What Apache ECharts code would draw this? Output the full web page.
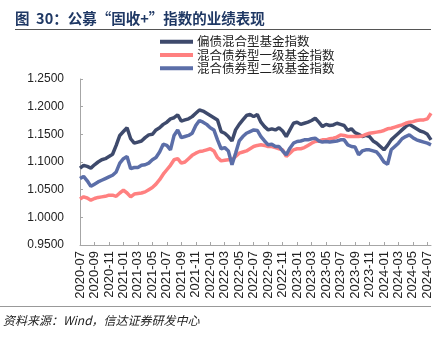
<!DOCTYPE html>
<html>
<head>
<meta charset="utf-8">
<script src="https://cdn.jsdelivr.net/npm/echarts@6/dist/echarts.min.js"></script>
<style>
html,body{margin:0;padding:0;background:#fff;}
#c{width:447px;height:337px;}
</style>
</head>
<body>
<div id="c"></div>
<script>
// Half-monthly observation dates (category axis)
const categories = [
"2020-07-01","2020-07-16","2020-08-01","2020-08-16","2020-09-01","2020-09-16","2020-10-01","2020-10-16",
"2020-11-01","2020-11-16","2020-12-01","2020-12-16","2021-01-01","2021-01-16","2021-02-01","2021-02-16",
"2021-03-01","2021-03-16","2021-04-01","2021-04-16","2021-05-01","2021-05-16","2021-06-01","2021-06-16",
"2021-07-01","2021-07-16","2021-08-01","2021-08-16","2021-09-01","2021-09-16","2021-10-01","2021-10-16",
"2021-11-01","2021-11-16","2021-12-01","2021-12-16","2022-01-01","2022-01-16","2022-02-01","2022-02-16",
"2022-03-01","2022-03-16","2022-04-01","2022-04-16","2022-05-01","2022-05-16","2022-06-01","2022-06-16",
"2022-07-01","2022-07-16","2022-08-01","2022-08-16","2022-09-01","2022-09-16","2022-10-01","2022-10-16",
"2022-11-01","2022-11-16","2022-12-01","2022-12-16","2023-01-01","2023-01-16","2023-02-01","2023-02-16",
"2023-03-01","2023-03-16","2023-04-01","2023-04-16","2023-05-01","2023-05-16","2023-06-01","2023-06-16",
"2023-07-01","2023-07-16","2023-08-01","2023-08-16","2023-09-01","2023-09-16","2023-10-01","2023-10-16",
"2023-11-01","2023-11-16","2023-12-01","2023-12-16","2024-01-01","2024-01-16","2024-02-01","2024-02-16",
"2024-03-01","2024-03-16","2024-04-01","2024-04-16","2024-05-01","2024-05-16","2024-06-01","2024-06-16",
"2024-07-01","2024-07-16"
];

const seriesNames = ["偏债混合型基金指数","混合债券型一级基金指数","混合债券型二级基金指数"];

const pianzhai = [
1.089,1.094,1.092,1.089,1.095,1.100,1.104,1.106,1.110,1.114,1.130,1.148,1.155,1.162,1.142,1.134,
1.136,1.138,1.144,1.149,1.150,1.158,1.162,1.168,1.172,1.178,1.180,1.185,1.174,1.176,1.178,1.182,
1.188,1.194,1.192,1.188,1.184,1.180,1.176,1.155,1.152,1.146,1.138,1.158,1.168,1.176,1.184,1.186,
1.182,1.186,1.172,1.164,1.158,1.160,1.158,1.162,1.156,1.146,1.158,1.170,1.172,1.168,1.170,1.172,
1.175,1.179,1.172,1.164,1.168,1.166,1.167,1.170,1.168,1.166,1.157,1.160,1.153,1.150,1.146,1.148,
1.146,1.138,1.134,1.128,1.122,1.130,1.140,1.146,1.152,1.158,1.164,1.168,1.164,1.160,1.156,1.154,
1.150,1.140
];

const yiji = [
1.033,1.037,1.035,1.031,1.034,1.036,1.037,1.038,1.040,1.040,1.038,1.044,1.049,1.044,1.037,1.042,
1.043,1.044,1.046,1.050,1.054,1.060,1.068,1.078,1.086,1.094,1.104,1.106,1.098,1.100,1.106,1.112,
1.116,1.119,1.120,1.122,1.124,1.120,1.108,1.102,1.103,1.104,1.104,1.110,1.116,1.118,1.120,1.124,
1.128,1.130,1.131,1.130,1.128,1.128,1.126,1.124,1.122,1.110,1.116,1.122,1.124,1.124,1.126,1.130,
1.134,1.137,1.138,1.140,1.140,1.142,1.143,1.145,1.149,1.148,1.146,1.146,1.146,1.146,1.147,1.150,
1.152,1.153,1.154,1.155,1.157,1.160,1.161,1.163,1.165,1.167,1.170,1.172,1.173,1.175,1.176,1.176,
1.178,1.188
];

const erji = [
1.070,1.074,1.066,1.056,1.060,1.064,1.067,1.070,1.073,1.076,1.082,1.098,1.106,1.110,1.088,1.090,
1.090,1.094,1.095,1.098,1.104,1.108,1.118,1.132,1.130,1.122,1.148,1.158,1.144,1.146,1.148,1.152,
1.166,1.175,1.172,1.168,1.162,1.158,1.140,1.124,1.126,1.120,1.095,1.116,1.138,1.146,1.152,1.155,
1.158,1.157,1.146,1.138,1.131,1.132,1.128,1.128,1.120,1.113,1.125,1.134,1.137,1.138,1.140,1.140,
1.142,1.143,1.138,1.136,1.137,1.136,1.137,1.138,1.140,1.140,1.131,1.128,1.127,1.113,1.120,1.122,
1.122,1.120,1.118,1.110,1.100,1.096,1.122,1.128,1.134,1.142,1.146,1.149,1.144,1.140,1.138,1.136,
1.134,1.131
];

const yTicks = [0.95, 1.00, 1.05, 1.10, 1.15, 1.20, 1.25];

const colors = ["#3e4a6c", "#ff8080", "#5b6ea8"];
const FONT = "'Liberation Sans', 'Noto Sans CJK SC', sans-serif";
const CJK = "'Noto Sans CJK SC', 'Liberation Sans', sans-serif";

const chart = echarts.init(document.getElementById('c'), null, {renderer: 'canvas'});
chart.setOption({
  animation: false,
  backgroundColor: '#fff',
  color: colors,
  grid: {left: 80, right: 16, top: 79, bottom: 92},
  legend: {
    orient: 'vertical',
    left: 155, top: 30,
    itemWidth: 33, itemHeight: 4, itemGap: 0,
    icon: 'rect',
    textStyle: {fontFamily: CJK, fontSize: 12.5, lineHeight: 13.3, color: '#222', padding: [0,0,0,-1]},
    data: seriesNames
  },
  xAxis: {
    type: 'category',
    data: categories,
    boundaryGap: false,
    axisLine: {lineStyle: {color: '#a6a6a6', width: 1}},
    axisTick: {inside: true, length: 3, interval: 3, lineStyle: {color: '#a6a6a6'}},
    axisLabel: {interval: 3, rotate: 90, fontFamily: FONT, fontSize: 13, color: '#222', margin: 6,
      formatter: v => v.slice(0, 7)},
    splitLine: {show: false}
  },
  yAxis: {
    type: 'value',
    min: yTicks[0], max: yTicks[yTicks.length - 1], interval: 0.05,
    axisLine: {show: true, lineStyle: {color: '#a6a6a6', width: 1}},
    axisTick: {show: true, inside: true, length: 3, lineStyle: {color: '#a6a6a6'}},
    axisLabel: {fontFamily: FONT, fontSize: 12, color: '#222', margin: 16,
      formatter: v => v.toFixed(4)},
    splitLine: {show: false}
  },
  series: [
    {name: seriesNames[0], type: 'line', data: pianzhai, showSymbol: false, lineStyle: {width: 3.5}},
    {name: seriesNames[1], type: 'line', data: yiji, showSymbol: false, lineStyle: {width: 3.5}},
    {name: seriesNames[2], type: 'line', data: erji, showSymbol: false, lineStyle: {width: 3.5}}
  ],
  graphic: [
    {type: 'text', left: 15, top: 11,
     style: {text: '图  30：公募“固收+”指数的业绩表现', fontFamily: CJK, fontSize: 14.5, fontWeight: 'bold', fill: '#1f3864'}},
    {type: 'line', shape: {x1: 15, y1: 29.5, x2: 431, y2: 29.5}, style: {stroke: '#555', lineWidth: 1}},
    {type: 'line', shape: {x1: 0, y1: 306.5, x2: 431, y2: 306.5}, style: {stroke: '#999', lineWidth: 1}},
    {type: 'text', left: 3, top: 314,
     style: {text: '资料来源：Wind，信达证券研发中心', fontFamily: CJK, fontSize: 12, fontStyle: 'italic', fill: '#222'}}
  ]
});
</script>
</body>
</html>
...
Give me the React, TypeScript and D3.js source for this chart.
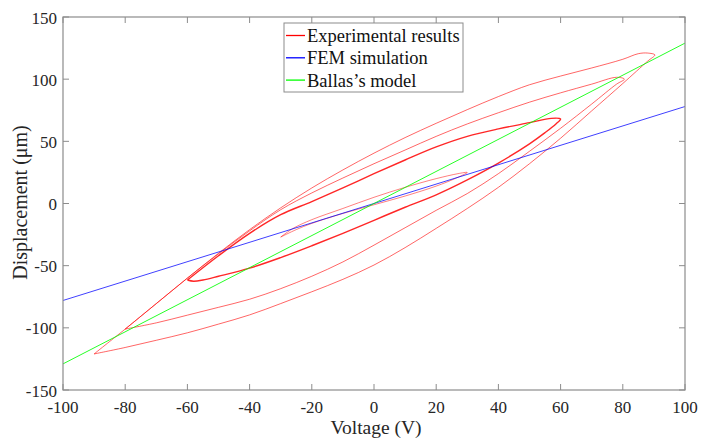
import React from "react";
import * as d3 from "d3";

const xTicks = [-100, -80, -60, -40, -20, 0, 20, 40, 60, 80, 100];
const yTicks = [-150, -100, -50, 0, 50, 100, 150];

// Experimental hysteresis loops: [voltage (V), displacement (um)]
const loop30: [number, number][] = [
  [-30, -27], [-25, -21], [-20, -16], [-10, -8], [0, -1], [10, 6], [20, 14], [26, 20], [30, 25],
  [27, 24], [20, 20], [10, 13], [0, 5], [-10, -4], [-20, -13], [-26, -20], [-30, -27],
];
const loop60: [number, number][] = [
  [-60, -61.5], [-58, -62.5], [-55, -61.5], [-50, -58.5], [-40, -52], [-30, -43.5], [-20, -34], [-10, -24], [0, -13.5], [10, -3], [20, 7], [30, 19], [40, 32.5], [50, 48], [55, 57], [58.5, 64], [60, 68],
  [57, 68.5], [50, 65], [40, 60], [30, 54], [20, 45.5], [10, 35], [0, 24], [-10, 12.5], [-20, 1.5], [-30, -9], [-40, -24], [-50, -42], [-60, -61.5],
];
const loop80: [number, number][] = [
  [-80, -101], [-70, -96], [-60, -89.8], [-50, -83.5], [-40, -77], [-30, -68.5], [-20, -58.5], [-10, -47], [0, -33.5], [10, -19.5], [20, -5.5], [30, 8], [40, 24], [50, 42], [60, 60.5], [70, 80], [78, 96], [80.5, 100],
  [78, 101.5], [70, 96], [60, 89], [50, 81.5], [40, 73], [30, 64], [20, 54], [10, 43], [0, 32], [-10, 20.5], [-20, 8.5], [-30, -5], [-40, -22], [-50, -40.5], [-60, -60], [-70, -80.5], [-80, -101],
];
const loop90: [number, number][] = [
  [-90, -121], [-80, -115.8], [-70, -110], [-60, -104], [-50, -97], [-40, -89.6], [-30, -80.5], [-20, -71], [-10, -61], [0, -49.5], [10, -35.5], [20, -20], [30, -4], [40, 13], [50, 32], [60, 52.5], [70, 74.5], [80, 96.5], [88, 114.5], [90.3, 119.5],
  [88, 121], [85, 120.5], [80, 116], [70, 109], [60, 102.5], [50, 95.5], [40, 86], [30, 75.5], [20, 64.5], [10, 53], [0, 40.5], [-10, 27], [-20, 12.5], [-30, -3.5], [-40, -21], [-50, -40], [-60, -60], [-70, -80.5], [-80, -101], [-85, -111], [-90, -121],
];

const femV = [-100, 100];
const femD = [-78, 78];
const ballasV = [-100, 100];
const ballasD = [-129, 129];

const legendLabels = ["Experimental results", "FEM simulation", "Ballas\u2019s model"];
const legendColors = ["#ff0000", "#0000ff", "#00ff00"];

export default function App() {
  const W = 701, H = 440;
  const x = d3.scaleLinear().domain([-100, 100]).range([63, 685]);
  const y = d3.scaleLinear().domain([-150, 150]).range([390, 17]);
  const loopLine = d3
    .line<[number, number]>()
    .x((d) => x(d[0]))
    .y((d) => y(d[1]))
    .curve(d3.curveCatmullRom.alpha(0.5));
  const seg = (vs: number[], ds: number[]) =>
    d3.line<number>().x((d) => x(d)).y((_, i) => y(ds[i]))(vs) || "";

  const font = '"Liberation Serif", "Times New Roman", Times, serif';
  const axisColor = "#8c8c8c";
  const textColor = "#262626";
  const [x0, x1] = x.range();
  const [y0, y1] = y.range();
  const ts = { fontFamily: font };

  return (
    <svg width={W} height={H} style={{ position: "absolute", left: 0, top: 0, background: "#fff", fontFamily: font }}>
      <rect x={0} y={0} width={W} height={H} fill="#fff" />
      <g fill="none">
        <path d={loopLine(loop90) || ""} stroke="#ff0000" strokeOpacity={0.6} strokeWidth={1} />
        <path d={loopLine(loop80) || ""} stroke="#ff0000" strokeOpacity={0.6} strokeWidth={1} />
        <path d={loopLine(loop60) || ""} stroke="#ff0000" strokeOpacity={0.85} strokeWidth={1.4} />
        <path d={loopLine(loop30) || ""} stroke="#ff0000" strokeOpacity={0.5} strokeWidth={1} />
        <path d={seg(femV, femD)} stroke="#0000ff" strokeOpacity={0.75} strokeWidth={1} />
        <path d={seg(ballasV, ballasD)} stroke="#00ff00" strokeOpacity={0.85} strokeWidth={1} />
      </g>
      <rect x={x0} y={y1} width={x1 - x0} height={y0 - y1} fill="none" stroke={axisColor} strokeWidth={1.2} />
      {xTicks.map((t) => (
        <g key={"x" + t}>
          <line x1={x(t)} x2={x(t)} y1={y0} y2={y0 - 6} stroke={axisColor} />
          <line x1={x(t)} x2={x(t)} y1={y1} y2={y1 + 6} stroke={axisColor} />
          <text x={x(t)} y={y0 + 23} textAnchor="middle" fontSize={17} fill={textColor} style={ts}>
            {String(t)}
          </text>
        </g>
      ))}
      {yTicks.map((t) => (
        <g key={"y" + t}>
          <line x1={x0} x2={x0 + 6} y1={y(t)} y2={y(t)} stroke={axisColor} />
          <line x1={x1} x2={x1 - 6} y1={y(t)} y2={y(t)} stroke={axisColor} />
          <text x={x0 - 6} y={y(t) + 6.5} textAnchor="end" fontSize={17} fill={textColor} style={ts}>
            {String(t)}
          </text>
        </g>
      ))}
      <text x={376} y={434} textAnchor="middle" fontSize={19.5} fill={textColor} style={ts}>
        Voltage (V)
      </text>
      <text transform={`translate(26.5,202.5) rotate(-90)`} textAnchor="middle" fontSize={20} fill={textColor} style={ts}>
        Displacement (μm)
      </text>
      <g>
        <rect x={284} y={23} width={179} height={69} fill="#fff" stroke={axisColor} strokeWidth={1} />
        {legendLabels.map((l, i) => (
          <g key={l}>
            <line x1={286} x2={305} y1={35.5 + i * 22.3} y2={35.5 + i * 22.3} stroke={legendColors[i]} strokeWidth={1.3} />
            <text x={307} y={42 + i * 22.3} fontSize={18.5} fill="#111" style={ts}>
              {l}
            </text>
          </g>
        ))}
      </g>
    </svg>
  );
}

● What is required: Your task is to reproduce only the lines from the one with "Give me the" through the one with "const yTicks = [-150, -100, -50, 0, 50, 100, 150];", keeping both ends. Skip every picture.

● The solution:
Give me the React, TypeScript and D3.js source for this chart.
import React from "react";
import * as d3 from "d3";

const xTicks = [-100, -80, -60, -40, -20, 0, 20, 40, 60, 80, 100];
const yTicks = [-150, -100, -50, 0, 50, 100, 150];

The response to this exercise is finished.